Das problemist so das ich probleme mit XP hatte und musste alles neu instalieren, aber ich bekomme diese Meldung nicht mehr.Ich wollte unter linux starten aber wenn ich mein PC neu starte kommt dierekt Windows XP.
Was soll ich bitte machen um beim Start soll ich wählen unter welchem system es starten soll?.
Danke im Voraus.


----------



## Sinac (26. Februar 2005)

Windows XP hat dir bei der Installation den Boot-Loader überschrieben, also LILO oder GRUB, in dem du die Auswahl hattest.
An besten du nimmst die ne Knoppix CD und bootest davon, dann lässt du den Bootloader wieder neu schreiben und es sollte wieder gehen.


----------



## Daniel Toplak (26. Februar 2005)

> Hallo,
> ich bin anfänger und habe ein kleines Problem.
> Ein freund von mir hat mir debian installiert


Also Debian würde ich dir als Anfänger abraten, denn das ist eine nicht gerade einfach Distribution. 
Für Anfänger wäre eher SuSE oder Mandrake empfehlenswert.

Daniel


----------



## JohannesR (27. Februar 2005)

Das ist ein schlechtes Geruecht. Debian ist absolut anfaengertauglich!


----------



## Sinac (27. Februar 2005)

Johannes Röttger hat gesagt.:
			
		

> Das ist ein schlechtes Geruecht. Debian ist absolut anfaengertauglich!

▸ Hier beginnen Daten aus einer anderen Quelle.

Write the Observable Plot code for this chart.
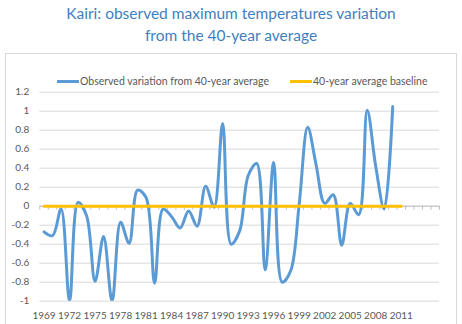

Hm, das würde ich so jetzt nicht unterschreiben. Man bracuht vorallem viel Ahnung im allgemeinen um Debian vernünftig aufzubauen. Alleine schon eine Netzwerkverbindung oder das X-System zum laufen zu bringen kann verdammt schwierig sein unter Debian. Um es auf meinem Notebook vernünftig zum laufen zu bringen habe ich 3 Monate gebraucht und ich behaupte mal das ich absolut kein Anfänger bin was Linux angeht.


----------



## JohannesR (27. Februar 2005)

Ich weiss ja nicht ganz, was an einem apt-get und einem xfconfig so unglaublich schwer sein soll? Debian ist, mit einem gute Linux-Buch an der Hand und etwas Geduld und Willen, sehr leicht zu bedienen und administrieren.


----------



## Sinac (27. Februar 2005)

Ja, aber was machst du wenn APT bzw. DPKG mal in die Knie geht, weil irgendwelche Abhängngkeiten nicht stimmen oder einigen Pakete nicht passen? Oder wenn das Tulip modul auf deiner Karte nur mit ACPI läuft, weil den BIOS kein IRQ-Sharing unterstüzt und du somit erstmal uner Woody den 2.6er Kernel brauchst, was auch nicht so einfach ist, weil die dafür benötige e2fsprogs Version nur unstable bzw. vom Backport verfügbar ist? Klar, mit etwas Geduld bekommt man das alles hin, aber OHNE irgendwelche Vorkenntnisse von Linux und Wissen drum herum hast du echt Problmem wenn mal nicht so läut wie es soll.

Greetz...
Sinac


----------



## JohannesR (27. Februar 2005)

Ich habe Debian sicher ein Jahr lang intensiv genutzt, und ich hatte keine  unaufgeloeste Abhaengigkeit. Probleme wie diese kann es ueberall geben, da bist du mit SuSE oder Mandrake kein stueck besser dran als mit Debian.


----------



## dhidhou (3. März 2005)

Sinac hat gesagt.:
			
		

> Windows XP hat dir bei der Installation den Boot-Loader überschrieben, also LILO oder GRUB, in dem du die Auswahl hattest.
> An besten du nimmst die ne Knoppix CD und bootest davon, dann lässt du den Bootloader wieder neu schreiben und es sollte wieder gehen.


danke,
ich habe jetzt knoppix auf CD, wenn einfach davon boote wird der bootloader automatisch neu geschrieben oder muss ich was tun?


----------